WHAT THEY DO WHEN IN DOUBT: A STUDY OF INDUCTIVE BIASES IN SEQ2SEQ LEARNERS

Abstract

Sequence-to-sequence (seq2seq) learners are widely used, but we still have only limited knowledge about what inductive biases shape the way they generalize. We address that by investigating how popular seq2seq learners generalize in tasks that have high ambiguity in the training data. We use four new tasks to study learners' preferences for memorization, arithmetic, hierarchical, and compositional reasoning. Further, we connect to Solomonoff's theory of induction and propose to use description length as a principled and sensitive measure of inductive biases. In our experimental study, we find that LSTM-based learners can learn to perform counting, addition, and multiplication by a constant from a single training example. Furthermore, Transformer and LSTM-based learners show a bias toward the hierarchical induction over the linear one, while CNN-based learners prefer the opposite. The latter also show a bias toward a compositional generalization over memorization. Finally, across all our experiments, description length proved to be a sensitive measure of inductive biases.

1. INTRODUCTION

Sequence-to-sequence (seq2seq) learners (Sutskever et al., 2014) demonstrated remarkable performance in machine translation, story generation, and open-domain dialog (Sutskever et al., 2014; Fan et al., 2018; Adiwardana et al., 2020 ).
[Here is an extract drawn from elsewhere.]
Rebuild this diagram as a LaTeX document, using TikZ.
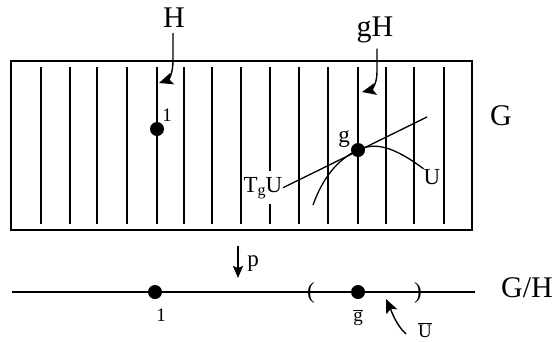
\documentclass[tikz,border=0pt]{standalone}
\usepackage{fontspec}
\setmainfont{Liberation Serif}
\usetikzlibrary{arrows.meta}
\begin{document}
\begin{tikzpicture}[x=1pt,y=-1pt,
  frame/.style={line width=1.4pt},
  fib/.style={line width=1.3pt},
  dotst/.style={circle,fill=black,inner sep=0pt,minimum size=14pt},
  big/.style={font=\fontsize{30}{34}\selectfont,inner sep=0pt},
  mid/.style={font=\fontsize{23}{27}\selectfont,inner sep=0pt},
  sml/.style={font=\fontsize{19}{22}\selectfont,inner sep=0pt},
  carrow/.style={line width=1.4pt,-{Stealth[length=14pt,width=12pt,inset=3pt]}},
  parrow/.style={line width=1.5pt,-{Stealth[length=12pt,width=10pt,inset=2pt]}},
]
\useasboundingbox (0,0) rectangle (556,341);
% the group G with cosets
\draw[frame] (11,61) rectangle (472,230);
\foreach \x in {41,70,97,127,157,184,212,241,270,299,328,358,386,414,444}
  \draw[fib] (\x,67) -- (\x,224);
\node[big,anchor=base] (H) at (174,27) {H};
\node[big,anchor=base] (gH) at (375,36) {gH};
\node[big,anchor=base] (G) at (501,125) {G};
\coordinate (hTip) at (159,83);
\coordinate (gTip) at (362,92);
\draw[carrow] ([xshift=-1pt,yshift=-6pt]H.south) -- (173,60) .. controls (173,75) and (168,80) .. (hTip);
\draw[carrow] ([xshift=2pt,yshift=-6pt]gH.south) -- (377,72) .. controls (377,85) and (371,90) .. (gTip);
\node[dotst] (one) at (157,129) {};
\node[dotst] (g) at (358,150) {};
\node[sml,anchor=base] (l1) at (167,121) {1};
\node[mid,anchor=base] (lg) at (344,142) {g};
\node[mid,anchor=base,fill=white,inner xsep=0.5pt,inner ysep=6pt] (TgU) at (263,192) {T\raisebox{-3pt}{\fontsize{16}{18}\selectfont g}U};
\node[mid,anchor=base] (U) at (432,184) {U};
\coordinate (t2) at (427,117);
\draw[fib] (TgU.east) -- (t2);
\coordinate (u0) at (313,205);
\draw[fib] (u0) .. controls (322,180) and (336,160) .. (g.center) .. controls (375,142) and (393,146) .. (U.north west);
% quotient G/H
\coordinate (pa) at (238,246);
\coordinate (pb) at (238,278);
\draw[parrow] (pa) -- (pb);
\node[mid,anchor=base] (p) at (253,266) {p};
\coordinate (L0) at (12,292);
\coordinate (L1) at (475,292);
\draw[fib] (L0) -- (L1);
\node[dotst] (b1) at (155,292) {};
\node[dotst] (gb) at (358,292) {};
\node[mid] (lp) at (311,293) {(};
\node[mid] (rp) at (418,293) {)};
\node[sml,anchor=base] (lb1) at (161,321) {1};
\node[sml,anchor=base] (lgb) at (358,321) {$\overline{\hbox{g}}$};
\node[sml,anchor=base] (lUb) at (425,337) {$\overline{\hbox{U}}$};
\coordinate (ua) at (406,334);
\coordinate (ub) at (386,299);
\draw[carrow] (ua) .. controls (396,325) and (391,310) .. (ub);
\node[big,anchor=base] (GH) at (527,297) {G/H};
\end{tikzpicture}
\end{document}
Yet, these models have been criticized for requiring a tremendous amount of data and being unable to generalize systematically (Dupoux, 2018; Loula et al., 2018; Lake & Baroni, 2017; Bastings et al., 2018) . In contrast, humans rely on their inductive biases to generalize from a limited amount of data (Chomsky, 1965; Lake et al., 2019) . Due to the centrality of humans' biases in language learning, several works have studied inductive biases of seq2seq models and connected their poor generalization to the lack of the "right" biases (Lake & Baroni, 2017; Lake et al., 2019) . In this work, we focus on studying inductive biases of seq2seq models. We start from an observation that, generally, multiple explanations can be consistent with a limited training set, each leading to different predictions on unseen data. A learner might prefer one type of explanations over another in a systematic way, as a result of its inductive biases (Ritter et al., 2017; Feinman & Lake, 2018) . To illustrate the setup we work in, consider a quiz-like question: if f (3) maps to 6, what does f (4) map to? The "training" example is consistent with the following answers: 6 (f (x) ≡ 6); 7 (f (x) = x + 3); 8 (f (x) = 2 • x); any number z, since we always can construct a function such that f (3) = 6 and f (4) = z. By analyzing the learner's output on this new input, we can infer its biases. This example demonstrates how biases of learners are studied through the lenses of the poverty of the stimulus principle (Chomsky, 1965; 1980) : if nothing in the training data indicates that a learner should generalize in a certain way, but it does nonetheless, then this is due to the biases of the learner. Inspired by the work of Zhang et al. (2019) in the image domain, we take this principle to the extreme and study biases of seq2seq learners in the regime of very few training examples, often as little as one. Under this setup, we propose four new synthetic tasks that probe seq2seq learners' preferences to memorization-, arithmetic-, hierarchical-and compositional-based "reasoning".